De son côté, Leclerc est plus traditionnel et davantage capable de s'adapter. Il peut piloter une monoplace comme Max Verstappen, en contournant les incohérences de son comportement. Lors de sa première année de F1, il a également appris à mieux exploiter les caractéristiques sous-vireuses des monoplaces actuelles.

Une telle différence de style entre deux pilotes offre deux options à une écurie : soit elle essaie de trouver un compromis qui convienne aux deux, soit elle suit une direction qui convient mieux à l'un d'entre eux.
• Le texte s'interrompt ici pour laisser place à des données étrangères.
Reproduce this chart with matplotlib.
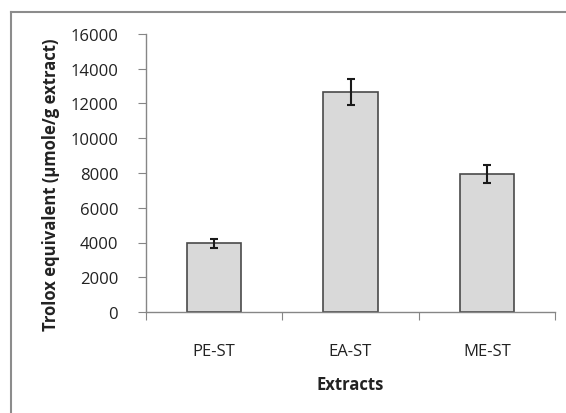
import matplotlib.pyplot as plt
from matplotlib.lines import Line2D

# data
extracts = ["PE-ST", "EA-ST", "ME-ST"]
trolox = [3950, 12650, 7940]
trolox_err = [270, 750, 510]
y_ticks = [0, 2000, 4000, 6000, 8000, 10000, 12000, 14000, 16000]

plt.rcParams['font.family'] = ['Open Sans', 'DejaVu Sans']

fig = plt.figure(figsize=(5.66, 4.14), dpi=100)
ax = fig.add_axes([146 / 566, 1 - 313 / 414, (555 - 146) / 566, (313 - 35) / 414])

x = range(len(extracts))
ax.bar(x, trolox, width=0.4, color="#d9d9d9", edgecolor="#4a4a4a", linewidth=1.2, zorder=2)
ax.errorbar(x, trolox, yerr=trolox_err, fmt="none", ecolor="#1a1a1a",
            elinewidth=1.5, capsize=3, capthick=1.5, zorder=3)

ax.set_xlim(-0.5, 2.5)
ax.set_ylim(0, 16000)
ax.set_yticks(y_ticks)
ax.set_yticklabels([str(v) for v in y_ticks])
ax.set_xticks([-0.5, 0.5, 1.5, 2.5])
ax.set_xticklabels([])
ax.set_xticks(list(x), minor=True)
ax.set_xticklabels(extracts, minor=True)
ax.tick_params(which="both", labelsize=12, labelcolor="#222222")
ax.tick_params(axis="x", which="minor", length=0, pad=22)
ax.tick_params(axis="x", which="major", length=6, direction="out", color="#868686")
ax.tick_params(axis="y", length=6, direction="out", color="#868686", pad=14)

for side in ["top", "right"]:
    ax.spines[side].set_visible(False)
for side in ["left", "bottom"]:
    ax.spines[side].set_color("#868686")
    ax.spines[side].set_linewidth(1.0)

fig.text(51 / 566, 1 - 185 / 414, "Trolox equivalent (µmole/g extract)", rotation=90,
         ha="center", va="center", fontsize=12, fontweight="bold", color="#222222")
fig.text(350 / 566, 1 - 385 / 414, "Extracts", ha="center", va="center",
         fontsize=12, fontweight="bold", color="#222222")

# outer chart frame (top and left edges visible)
fig.add_artist(Line2D([11 / 566, 11 / 566], [0, 1 - 13 / 414], color="#8c8c8c", linewidth=1.5,
                      transform=fig.transFigure))
fig.add_artist(Line2D([11 / 566, 1], [1 - 13 / 414, 1 - 13 / 414], color="#8c8c8c", linewidth=1.5,
                      transform=fig.transFigure))

fig.savefig("out.png", dpi=100)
Alors, si vous êtes une équipe dont l'un des pilotes est la clé pour le futur et dont l'autre va s'en aller, il est logique de tourner votre attention dans une direction.

Dimanche dernier à Portimão, Leclerc a donné une réponse intéressante au sujet des récentes évolutions introduites par Ferrari lors des trois derniers Grands Prix. "Je me sens très à l'aise avec la voiture actuellement", a-t-il confié. "Nous avons apporté des évolutions, mais elles vont toujours dans la bonne direction pour mon style de pilotage. Et ça m'aide à être plus performant en piste."

C'est sans doute la meilleure réponse à ce qui se passe chez Ferrari en ce moment : la monoplace est développée dans une direction qui convient parfaitement à Leclerc car il est considéré comme celui qui incarne l'avenir de l'écurie, et cela a du sens en vue des ambitions pour 2022. Pour Vettel en revanche, cela pourrait compliquer la perspective de surmonter les difficultés d'ici la fin de l'année. Mais il reste dans l'intérêt de l'équipe de l'aider au maximum afin de pouvoir se battre pour la troisième place du championnat constructeurs.